Ллойд Джордж хотел пригласить большевиков на предварительные переговоры на Принкипо, Черчилль – военный министр – был резко против; сорвать переговоры хотели и французы – разъяренные тем, что лишились миллиардов, выданных царскому правительству в виде кредитов. Что касается Ленина, то ему было выгодно принять приглашение – если б оно последовало: это бы ослабило позиции Колчака и Деникина, которые и думать не хотели о том, чтобы сесть за стол переговоров с большевиками; поэтому Чичерин сидел на чемоданах, готовый отправиться в Турцию в любой момент.

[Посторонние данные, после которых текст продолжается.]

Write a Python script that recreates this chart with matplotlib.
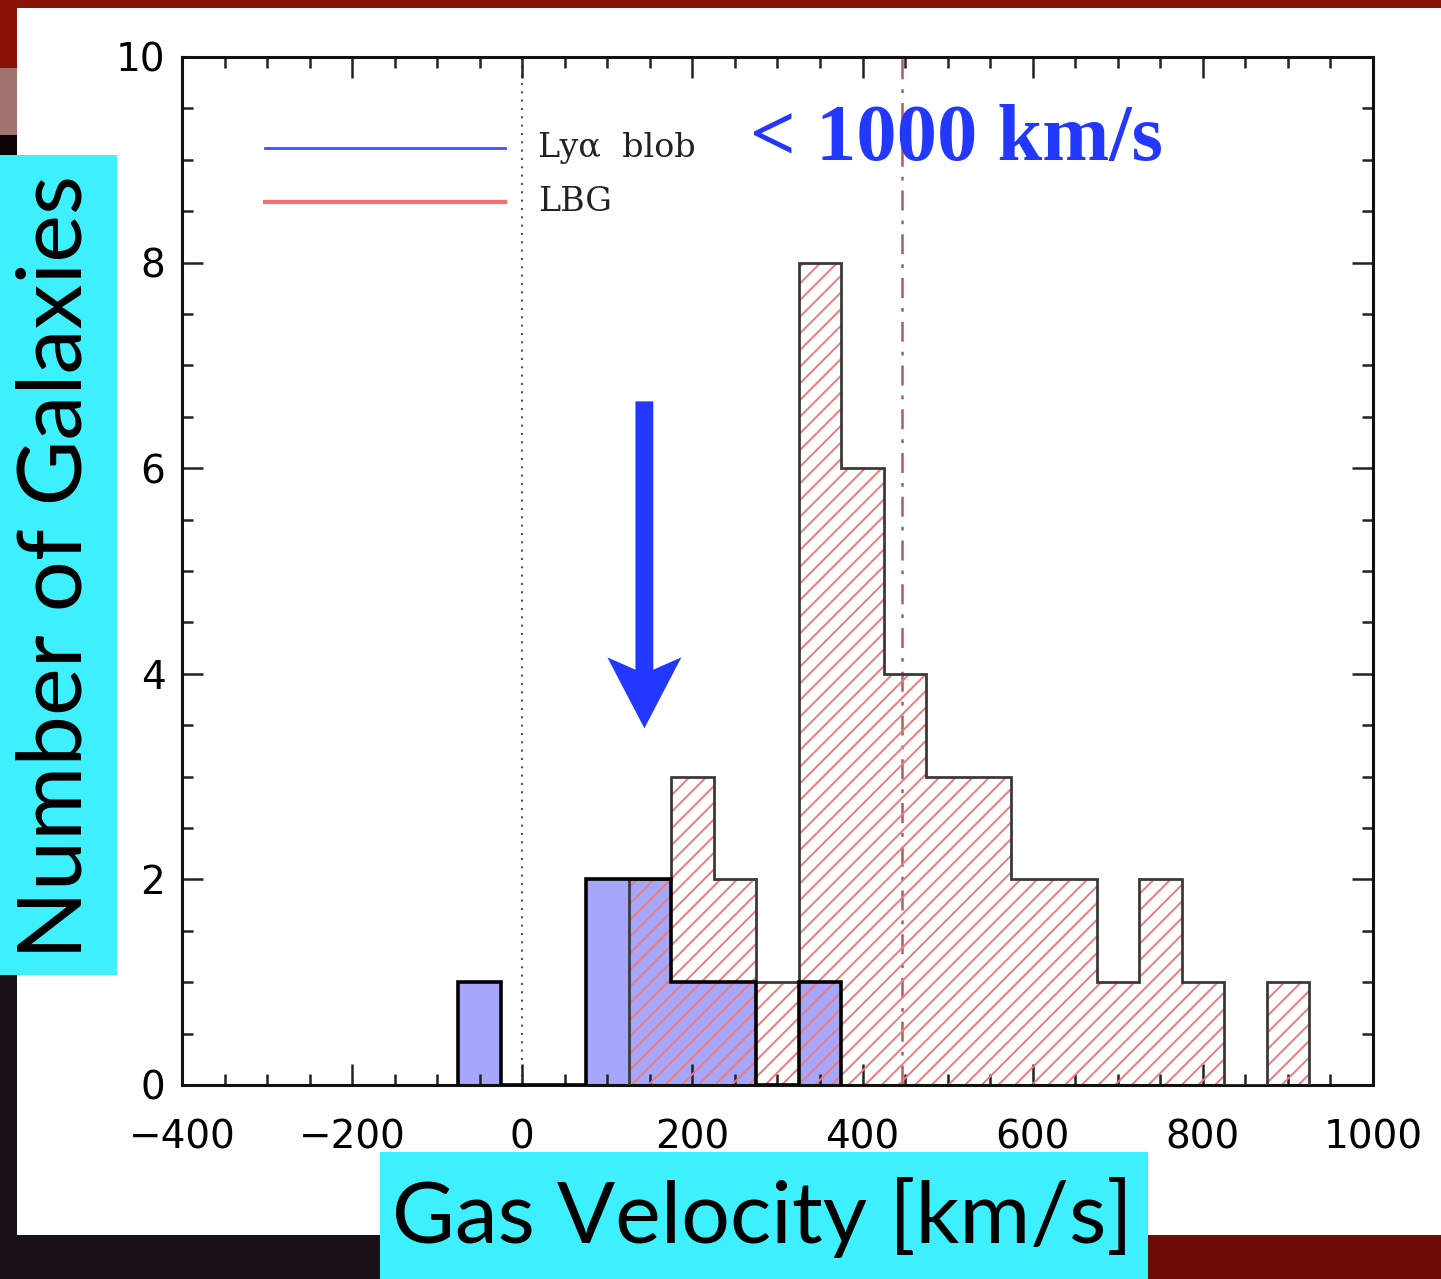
import numpy as np
import matplotlib
matplotlib.use('Agg')
import matplotlib.pyplot as plt
from matplotlib.patches import Rectangle, Polygon

# histogram data (50 km/s bins)
blob_edges = np.arange(-75, 376, 50)
blob_counts = [1, 0, 0, 2, 2, 1, 1, 0, 1]

lbg_edges = np.arange(125, 926, 50)
lbg_counts = [2, 3, 2, 1, 8, 6, 4, 3, 3, 2, 2, 1, 2, 1, 0, 1]

lbg_mean = 446
xticks = [-400, -200, 0, 200, 400, 600, 800, 1000]
xticklabels = ['\u2212400', '\u2212200', '0', '200', '400', '600', '800', '1000']
yticks = [0, 2, 4, 6, 8, 10]

W, H = 1441, 1279
fig = plt.figure(figsize=(W / 100, H / 100), dpi=100)
fig.patch.set_facecolor('#1a1018')

def px_rect(x0, y0, x1, y1, color, z=-5):
    # rectangle in pixel coords (origin top-left)
    fig.patches.append(Rectangle((x0 / W, 1 - y1 / H), (x1 - x0) / W, (y1 - y0) / H,
                                 transform=fig.transFigure, facecolor=color,
                                 edgecolor='none', zorder=z))

# slide background pieces
px_rect(0, 0, W, 8, '#8a1207')
px_rect(0, 0, 17, 68, '#8a1207')
px_rect(0, 68, 17, 135, '#a27470')
px_rect(0, 135, 17, 155, '#0c0406')
px_rect(1148, 1235, W, H, '#6e0d05')
px_rect(17, 8, W, 1235, 'white', z=-4)

ax = fig.add_axes([182 / W, 1 - 1085 / H, 1191 / W, 1028 / H])
ax.set_facecolor('none')
ax.set_xlim(-400, 1000)
ax.set_ylim(0, 10)

# Lya blob histogram
ax.bar(blob_edges[:-1], blob_counts, width=50, align='edge', color='#a6a6fb',
       linewidth=0, zorder=1)
# LBG histogram, red hatch
plt.rcParams['hatch.linewidth'] = 1.4
ax.bar(lbg_edges[:-1], lbg_counts, width=50, align='edge', facecolor='none',
       edgecolor='#f07a7a', hatch='//', linewidth=0, zorder=2)
ax.stairs(lbg_counts, lbg_edges, color='#3a3a3a', linewidth=2.0, baseline=0, zorder=3)
ax.stairs(blob_counts, blob_edges, color='black', linewidth=2.6, baseline=0, zorder=4)

# reference lines
ax.axvline(0, color='#555555', linestyle=(0, (1, 3)), linewidth=1.5, zorder=0)
ax.axvline(lbg_mean, color='#b55a5a', linestyle=(0, (8, 4, 1.5, 4)), linewidth=1.8, zorder=0)

# ticks
ax.set_xticks(xticks)
ax.set_xticklabels(xticklabels)
ax.set_yticks(yticks)
ax.set_xticks(np.arange(-400, 1001, 50), minor=True)
ax.set_yticks(np.arange(0, 10.01, 0.5), minor=True)
ax.tick_params(which='both', direction='in', top=True, right=True, width=1.8,
               color='#222222')
ax.tick_params(which='major', length=15)
ax.tick_params(which='minor', length=8)
ax.tick_params(axis='x', which='major', pad=24, labelsize=28)
ax.tick_params(axis='y', which='major', pad=12, labelsize=28)
for s in ax.spines.values():
    s.set_linewidth(2.2)
    s.set_color('#111111')

# legend drawn by hand
ax.plot([0.0697, 0.271], [0.9115, 0.9115], transform=ax.transAxes,
        color='#3a52ff', linewidth=2.0)
ax.plot([0.0697, 0.271], [0.859, 0.859], transform=ax.transAxes,
        color='#f07070', linewidth=3.0)
ax.text(0.299, 0.9115, 'Ly\u03b1  blob', transform=ax.transAxes, va='center',
        ha='left', fontsize=24, family='DejaVu Serif', color='#222222')
ax.text(0.299, 0.859, 'LBG', transform=ax.transAxes, va='center',
        ha='left', fontsize=24, family='DejaVu Serif', color='#222222')

# annotation
ax.text(0.477, 0.919, '< 1000 km/s', transform=ax.transAxes, va='center',
        ha='left', fontsize=58, family='Liberation Serif', fontweight='bold',
        color='#2238ff')

# big arrow
arrow_x, arrow_top, arrow_tip = 143.5, 6.65, 3.47
shaft_half, head_half, head_back, head_join = 10.5, 43.5, 4.16, 4.04
arrow_pts = [(arrow_x - shaft_half, arrow_top), (arrow_x + shaft_half, arrow_top),
             (arrow_x + shaft_half, head_join), (arrow_x + head_half, head_back),
             (arrow_x, arrow_tip), (arrow_x - head_half, head_back),
             (arrow_x - shaft_half, head_join)]
ax.add_patch(Polygon(arrow_pts, closed=True, facecolor='#2238ff', edgecolor='none', zorder=5))

# axis labels in cyan boxes
px_rect(0, 155, 117, 975, '#3ef0fd', z=2)
px_rect(380, 1152, 1148, H, '#3ef0fd', z=2)
fig.text(57 / W, 1 - 567 / H, 'Number of Galaxies', rotation=90, ha='center',
         va='center', fontsize=65, family='Lato', color='black', zorder=3)
fig.text(762 / W, 1 - 1218 / H, 'Gas Velocity [km/s]', ha='center',
         va='center', fontsize=62, family='Lato', color='black', zorder=3)

fig.savefig('out.png', dpi=100, facecolor=fig.get_facecolor())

Конференция так и не состоялась – однако Ленин почувствовал тревогу иностранцев; всесильная Англия «колебнулась»: там, внутри, поменялась ситуация, островитяне почувствовали эффект от потери монополии на рынках, акции социалистов пошли вверх, и правительство не слишком хотело организовывать настоящую, масштабную интервенцию, опасаясь, что это подстегнет к консолидации левых у них на заднем дворе. Пуще всего Британия боялась потерять жизненно важные колонии и сферы своего влияния в «подбрюшье» у России, беззащитном перед большевистской пропагандой. И раз так, подлинная цель Англии – не столько сбросить большевиков, сколько зафиксировать свои позиции в Азии, снизить влияние России в Центральной и Восточной Европе – и не упустить российские (пусть и постреволюционные) рынки сбыта для своей промышленности. Этот фон – естественное, неизбежное по географическим причинам противостояние двух империй, начавшееся с конца XVIII века и продолжающееся по сей день, – очень важен для объяснения глобального успеха Ленина, который сразу после окончания войны, когда формально все козыри были на руках Британии, почувствовал – по тому, что англичане выбрали стратегию усесться на заборе и, втайне подкармливая антибольшевиков, ждать, кто из русских погибнет в хаосе, ими же и устроенном, – что Британская империя сдувается, что она вошла в нисходящую фазу. Именно за счет того, что Ленин уловил этот качельный ход, большевикам и удалось успеть построить СССР: ведь Англия, которая, по правилам Большой Игры, должна была надавить, сделать усилие, – не пошла на полномасштабную интервенцию.